For the reasons recorded above and in view of judgment of the Hon’ble Supreme Court in Hitendra Vishnu Thakur vs. State of Maharashtra, 1994 (3) RCR (Crl.) 156, finding no merit in the present petition, the same is dismissed.”

6. Shri Colin Gonsalves, learned Senior Advocate appearing on behalf of the Appellant, referred to both the enactments as aforesaid in copious detail and stressed the fact that once the Special Court had been set up as an exclusive Court to try all offences under the UAPA, such offences being scheduled offences relatable to the NIA Act, it was the Special Court alone which had exclusive jurisdiction to extend the period of 90 days to 180 days under Section 43-D (2)(b) of the UAPA.

This being the case, on an application having been made prior to the filing of the charge sheet for default bail, his contention was that the indefeasible right to default bail arose immediately after 21.02.2019, when the 90 day period was over.

An order that is passed without jurisdiction by the learned Sub-Divisional Judicial Magistrate dated 13.02.2019, had been corrected by the learned Additional Sessions Judge/Special Court vide the order dated 25.03.2019, as a result of which his right to default bail sprung into action before filing of the charge sheet dated 26.03.2019.

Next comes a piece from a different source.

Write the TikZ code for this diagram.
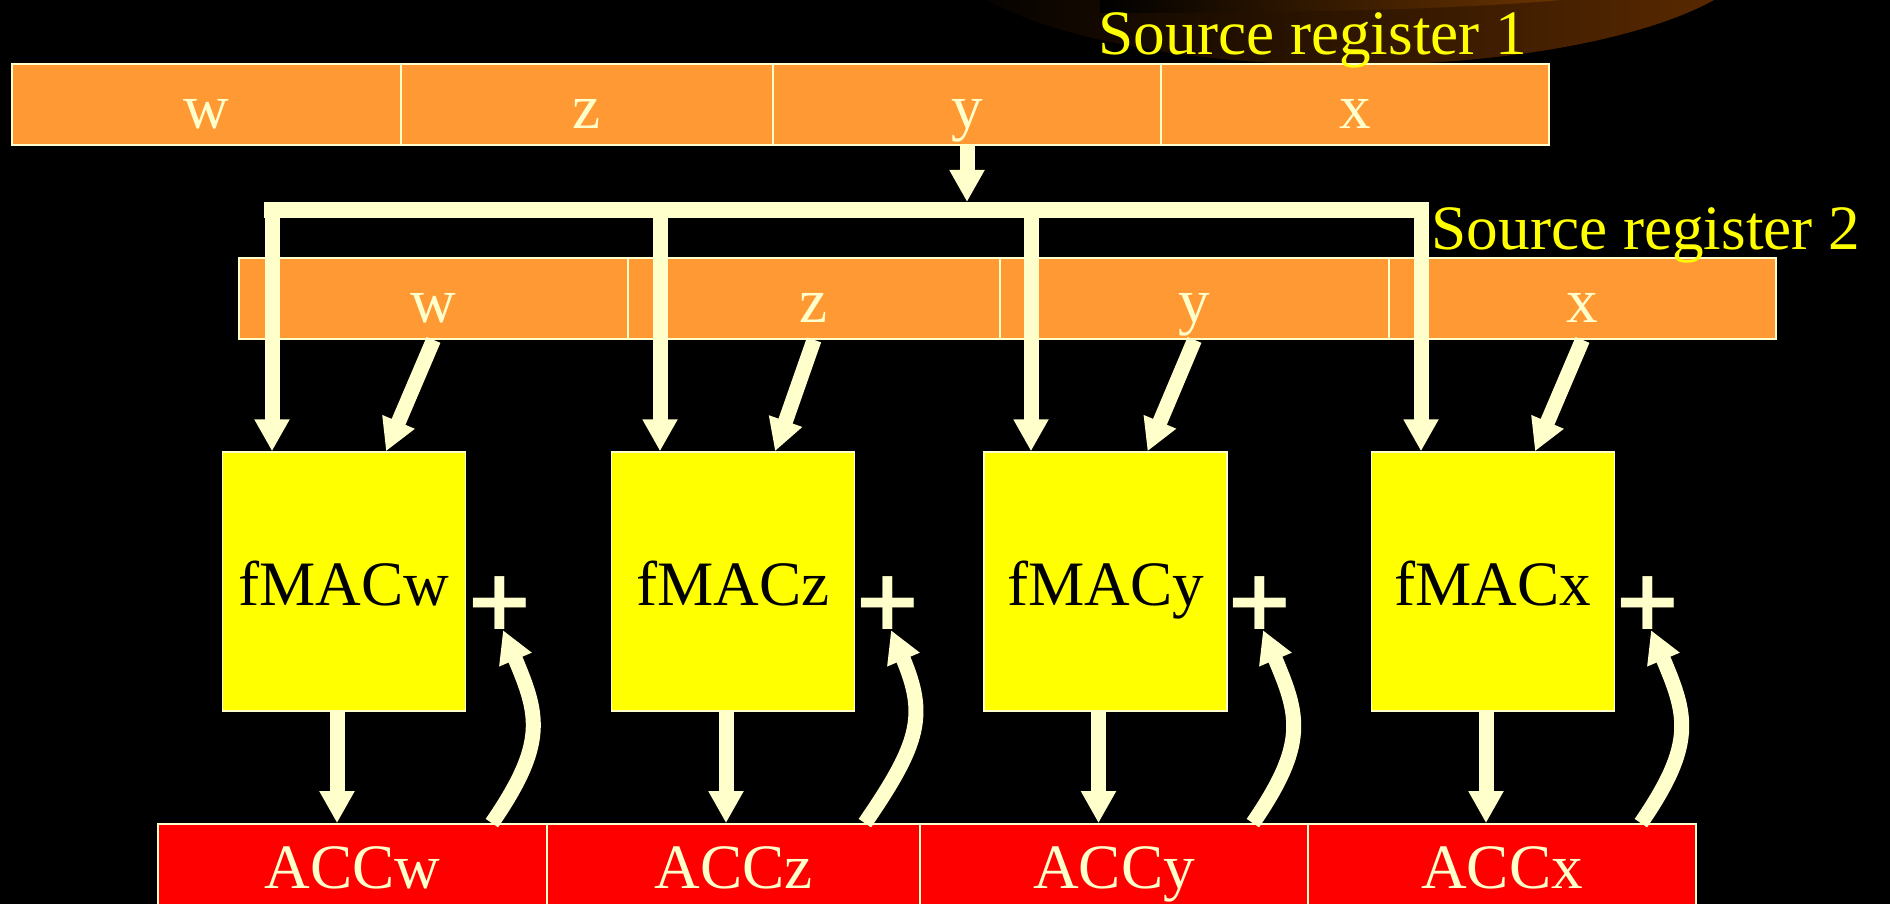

He, therefore, assailed the High Court judgment on both counts – Firstly, that the exclusive jurisdiction to extend time vested only in the Special Court and not in the Ilaqa Magistrate, despite the fact that it was the State Police Agency that investigated these offences. Secondly, he also argued, relying upon a number of judgments, that the Appellant’s right to default bail was not extinguished by the filing of the charge sheet dated 26.03.2019, as was incorrectly held by the High Court.

7. Smt. Jaspreet Gogia, learned Advocate who appeared on behalf of the State of Punjab, also took us through the provisions of both the aforesaid enactments. She stressed in particular Section 10 of the NIA Act, stating that nothing in the said Act would affect the powers of the State Government to investigate and prosecute any scheduled offence. She also stressed the fact that the entire investigation was done only by the State Police and not by the National Investigation Agency.

This being the case, she argued that the Ilaqa Magistrate had jurisdiction to extend time, and having so extended time on 13.02.2019, any application for default bail after the 90 day period was over i.e. after 21.02.2019 had necessarily to be dismissed. She also argued that the first application for default bail which was filed on or before 25.03.2019, had spent its force, having been dismissed, and that the application dated 08.04.2019 filed for default bail was clearly after 26.03.2019, when the charge sheet was filed and, therefore, was correctly dismissed by the order of the learned Special Judge dated 11.04.2019.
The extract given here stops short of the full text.